Summary -next steps and why icon projects are not the answer

Unfortunately because we’ve carried a command and control form of decision making on, I argue in Christchurch we are actually now eroding our  recovery in two key ways.

First we are eroding future leadership talent- we need to plan for how the we will return the city and the region to elected, accountable local decision making which effectively manages CERA and the city as they merge their functions in the next two years.  At present there is almost no function left for a city council, we have one Minister required to make all the decisions and that is simply not healthy or helpful.

Secondly the idea of focusing our community recovery around a central city rebuild anchored by  icon projects will prove problematic. Around the world we see how big icon buildings and stadiums, have often become lightening rods for tension in urban communities where squeezed middle income communities experiencing growing inequality feel huge resentment about projects that are seen as costly and/or favouring the needs of an elite or  its ‘cronies’.

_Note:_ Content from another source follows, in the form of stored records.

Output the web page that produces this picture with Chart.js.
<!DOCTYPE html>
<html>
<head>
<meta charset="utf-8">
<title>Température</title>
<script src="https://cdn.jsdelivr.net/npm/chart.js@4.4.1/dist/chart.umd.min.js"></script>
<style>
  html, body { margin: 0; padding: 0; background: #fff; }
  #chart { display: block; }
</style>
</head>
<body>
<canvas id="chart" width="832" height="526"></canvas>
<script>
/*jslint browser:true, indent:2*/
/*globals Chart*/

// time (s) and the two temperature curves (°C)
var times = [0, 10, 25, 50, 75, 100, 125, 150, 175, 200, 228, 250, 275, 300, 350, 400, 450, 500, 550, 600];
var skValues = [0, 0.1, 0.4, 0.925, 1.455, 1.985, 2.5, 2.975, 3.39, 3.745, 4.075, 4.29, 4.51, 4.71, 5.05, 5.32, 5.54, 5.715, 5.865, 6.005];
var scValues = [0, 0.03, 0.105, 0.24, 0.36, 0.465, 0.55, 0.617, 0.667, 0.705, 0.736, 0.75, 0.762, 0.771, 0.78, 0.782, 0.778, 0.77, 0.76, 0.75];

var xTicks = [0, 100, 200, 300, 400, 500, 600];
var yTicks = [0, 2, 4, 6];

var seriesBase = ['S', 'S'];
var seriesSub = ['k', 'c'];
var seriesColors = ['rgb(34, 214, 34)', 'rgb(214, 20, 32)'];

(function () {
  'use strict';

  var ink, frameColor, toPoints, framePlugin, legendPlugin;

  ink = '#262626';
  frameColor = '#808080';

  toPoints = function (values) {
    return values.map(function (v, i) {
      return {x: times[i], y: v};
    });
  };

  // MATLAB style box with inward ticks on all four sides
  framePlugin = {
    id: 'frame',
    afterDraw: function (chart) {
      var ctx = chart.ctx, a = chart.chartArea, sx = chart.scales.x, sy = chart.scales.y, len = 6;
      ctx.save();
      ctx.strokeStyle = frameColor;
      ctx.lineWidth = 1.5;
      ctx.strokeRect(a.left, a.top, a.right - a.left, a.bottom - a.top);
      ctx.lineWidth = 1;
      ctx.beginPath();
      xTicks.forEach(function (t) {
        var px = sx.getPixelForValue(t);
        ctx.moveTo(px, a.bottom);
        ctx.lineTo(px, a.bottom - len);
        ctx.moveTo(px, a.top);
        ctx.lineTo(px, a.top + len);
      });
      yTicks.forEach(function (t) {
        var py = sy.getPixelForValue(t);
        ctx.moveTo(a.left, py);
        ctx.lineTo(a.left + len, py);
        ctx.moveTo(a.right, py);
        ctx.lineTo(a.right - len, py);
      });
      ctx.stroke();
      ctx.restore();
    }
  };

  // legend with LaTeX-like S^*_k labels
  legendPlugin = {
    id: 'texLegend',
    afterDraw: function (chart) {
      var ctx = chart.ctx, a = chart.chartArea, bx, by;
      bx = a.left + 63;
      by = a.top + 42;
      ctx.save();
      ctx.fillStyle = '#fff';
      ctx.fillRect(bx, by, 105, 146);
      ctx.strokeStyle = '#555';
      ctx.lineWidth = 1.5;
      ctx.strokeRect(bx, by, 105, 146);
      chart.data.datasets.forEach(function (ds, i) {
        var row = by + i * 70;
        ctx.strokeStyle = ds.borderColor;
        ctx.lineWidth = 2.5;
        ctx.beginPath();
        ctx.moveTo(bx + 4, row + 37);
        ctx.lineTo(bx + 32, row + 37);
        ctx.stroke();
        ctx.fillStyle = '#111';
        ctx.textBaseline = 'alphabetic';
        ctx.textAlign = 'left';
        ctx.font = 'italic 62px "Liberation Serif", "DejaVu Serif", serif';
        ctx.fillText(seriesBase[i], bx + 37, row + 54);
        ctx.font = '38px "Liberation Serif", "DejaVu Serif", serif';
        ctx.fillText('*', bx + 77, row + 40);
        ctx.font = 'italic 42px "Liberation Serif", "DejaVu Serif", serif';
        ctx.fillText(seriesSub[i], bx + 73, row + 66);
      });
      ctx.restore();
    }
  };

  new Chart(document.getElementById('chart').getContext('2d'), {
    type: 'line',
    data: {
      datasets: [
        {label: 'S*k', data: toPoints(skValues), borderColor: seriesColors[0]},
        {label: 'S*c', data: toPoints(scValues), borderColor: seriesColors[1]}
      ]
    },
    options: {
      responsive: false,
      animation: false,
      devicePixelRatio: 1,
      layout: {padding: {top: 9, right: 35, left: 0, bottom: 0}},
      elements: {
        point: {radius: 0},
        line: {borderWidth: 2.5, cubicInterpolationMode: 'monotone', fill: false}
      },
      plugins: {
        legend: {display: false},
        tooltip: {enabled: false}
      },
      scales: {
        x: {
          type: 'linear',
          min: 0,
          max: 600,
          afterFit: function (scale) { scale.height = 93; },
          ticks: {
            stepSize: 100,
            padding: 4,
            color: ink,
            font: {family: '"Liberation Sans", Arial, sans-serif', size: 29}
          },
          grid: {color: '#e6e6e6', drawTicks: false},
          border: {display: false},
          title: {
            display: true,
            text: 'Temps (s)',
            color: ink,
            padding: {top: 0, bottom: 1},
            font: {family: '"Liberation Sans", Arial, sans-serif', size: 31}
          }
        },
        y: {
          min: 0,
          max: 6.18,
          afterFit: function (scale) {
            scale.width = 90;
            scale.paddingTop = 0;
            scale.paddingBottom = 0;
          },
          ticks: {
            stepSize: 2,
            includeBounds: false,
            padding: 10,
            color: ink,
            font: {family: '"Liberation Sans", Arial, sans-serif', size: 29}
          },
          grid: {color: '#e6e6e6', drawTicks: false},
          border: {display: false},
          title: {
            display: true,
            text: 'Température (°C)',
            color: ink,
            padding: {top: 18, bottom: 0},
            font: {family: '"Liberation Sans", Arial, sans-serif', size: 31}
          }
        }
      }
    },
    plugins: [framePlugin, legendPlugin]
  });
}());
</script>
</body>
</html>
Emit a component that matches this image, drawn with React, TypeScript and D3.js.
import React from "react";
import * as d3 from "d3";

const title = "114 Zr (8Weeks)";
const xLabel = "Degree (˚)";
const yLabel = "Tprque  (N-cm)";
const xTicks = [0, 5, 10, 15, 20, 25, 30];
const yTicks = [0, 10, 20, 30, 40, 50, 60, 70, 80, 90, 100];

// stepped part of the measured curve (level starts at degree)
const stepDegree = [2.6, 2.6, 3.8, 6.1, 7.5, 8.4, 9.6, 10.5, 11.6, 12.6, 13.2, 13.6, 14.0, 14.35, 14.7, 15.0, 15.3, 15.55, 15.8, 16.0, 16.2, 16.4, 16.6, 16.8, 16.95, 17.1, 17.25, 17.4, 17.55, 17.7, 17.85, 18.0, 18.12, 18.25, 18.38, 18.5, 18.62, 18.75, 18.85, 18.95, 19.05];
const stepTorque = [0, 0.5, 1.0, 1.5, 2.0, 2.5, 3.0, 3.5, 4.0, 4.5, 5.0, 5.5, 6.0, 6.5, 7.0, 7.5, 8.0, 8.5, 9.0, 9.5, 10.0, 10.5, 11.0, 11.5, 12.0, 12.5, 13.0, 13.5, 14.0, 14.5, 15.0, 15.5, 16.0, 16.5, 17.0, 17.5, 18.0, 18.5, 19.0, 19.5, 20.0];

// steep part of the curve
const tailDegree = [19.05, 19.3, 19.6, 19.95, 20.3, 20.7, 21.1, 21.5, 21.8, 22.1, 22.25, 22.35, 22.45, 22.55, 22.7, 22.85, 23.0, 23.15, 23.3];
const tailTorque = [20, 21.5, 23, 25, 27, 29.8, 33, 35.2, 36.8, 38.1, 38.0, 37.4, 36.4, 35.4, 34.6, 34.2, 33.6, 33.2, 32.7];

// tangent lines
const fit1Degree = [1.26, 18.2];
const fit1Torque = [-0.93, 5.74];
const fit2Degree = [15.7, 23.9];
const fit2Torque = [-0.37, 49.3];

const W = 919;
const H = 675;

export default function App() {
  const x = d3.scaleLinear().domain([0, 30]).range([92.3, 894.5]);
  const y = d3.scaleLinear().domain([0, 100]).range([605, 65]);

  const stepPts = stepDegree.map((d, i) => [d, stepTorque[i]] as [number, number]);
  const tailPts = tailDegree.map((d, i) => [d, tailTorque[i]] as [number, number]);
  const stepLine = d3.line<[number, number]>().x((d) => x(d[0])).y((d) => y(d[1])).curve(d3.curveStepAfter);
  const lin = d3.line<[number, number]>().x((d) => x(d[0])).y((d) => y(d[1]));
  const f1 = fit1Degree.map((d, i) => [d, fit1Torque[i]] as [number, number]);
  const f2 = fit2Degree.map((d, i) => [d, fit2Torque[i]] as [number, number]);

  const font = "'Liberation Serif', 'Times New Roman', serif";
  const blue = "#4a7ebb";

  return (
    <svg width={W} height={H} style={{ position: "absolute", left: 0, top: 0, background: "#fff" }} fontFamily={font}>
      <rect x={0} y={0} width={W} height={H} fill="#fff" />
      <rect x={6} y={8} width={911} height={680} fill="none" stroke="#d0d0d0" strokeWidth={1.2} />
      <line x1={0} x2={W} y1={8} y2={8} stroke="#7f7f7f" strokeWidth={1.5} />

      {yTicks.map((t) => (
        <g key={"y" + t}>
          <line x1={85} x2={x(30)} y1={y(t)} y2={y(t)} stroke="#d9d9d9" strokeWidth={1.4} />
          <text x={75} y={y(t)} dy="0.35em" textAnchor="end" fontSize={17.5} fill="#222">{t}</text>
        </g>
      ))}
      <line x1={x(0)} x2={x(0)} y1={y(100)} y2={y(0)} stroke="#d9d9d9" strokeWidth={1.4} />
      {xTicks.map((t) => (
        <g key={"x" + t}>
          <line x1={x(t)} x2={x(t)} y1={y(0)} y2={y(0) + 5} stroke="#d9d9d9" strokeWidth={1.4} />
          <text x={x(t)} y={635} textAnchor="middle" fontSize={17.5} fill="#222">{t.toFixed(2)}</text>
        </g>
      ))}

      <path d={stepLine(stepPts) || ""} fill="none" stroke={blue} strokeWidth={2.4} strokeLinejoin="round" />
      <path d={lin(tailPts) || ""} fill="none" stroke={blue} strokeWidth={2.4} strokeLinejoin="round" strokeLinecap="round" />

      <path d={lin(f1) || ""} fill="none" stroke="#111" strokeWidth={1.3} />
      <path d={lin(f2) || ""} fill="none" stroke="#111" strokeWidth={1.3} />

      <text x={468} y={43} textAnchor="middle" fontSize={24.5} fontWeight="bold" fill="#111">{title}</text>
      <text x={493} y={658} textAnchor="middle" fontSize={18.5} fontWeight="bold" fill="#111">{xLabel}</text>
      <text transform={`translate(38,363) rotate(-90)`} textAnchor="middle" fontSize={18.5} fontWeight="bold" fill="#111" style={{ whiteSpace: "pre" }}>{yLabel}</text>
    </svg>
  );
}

 I think sadly we can expect the icon projects to be more of a source of tension than inspiration -so for this reason its essential that decision making returns to local accountable and elected leadership where decision making is transparent and open to scrutiny and debate.

Studies by Mark Pelling at Kings College London, with Kathy Dil for Chatham House also show that after a disaster, despite much discontent, power tends to be reinforced in some elite groups

I’d like to hope that doesn’t 
happen here, I’d like to think that as a city we can do things differently. We could recover together and become a more multicultural, more egalitarian, caring and more innovative city. I hope we can.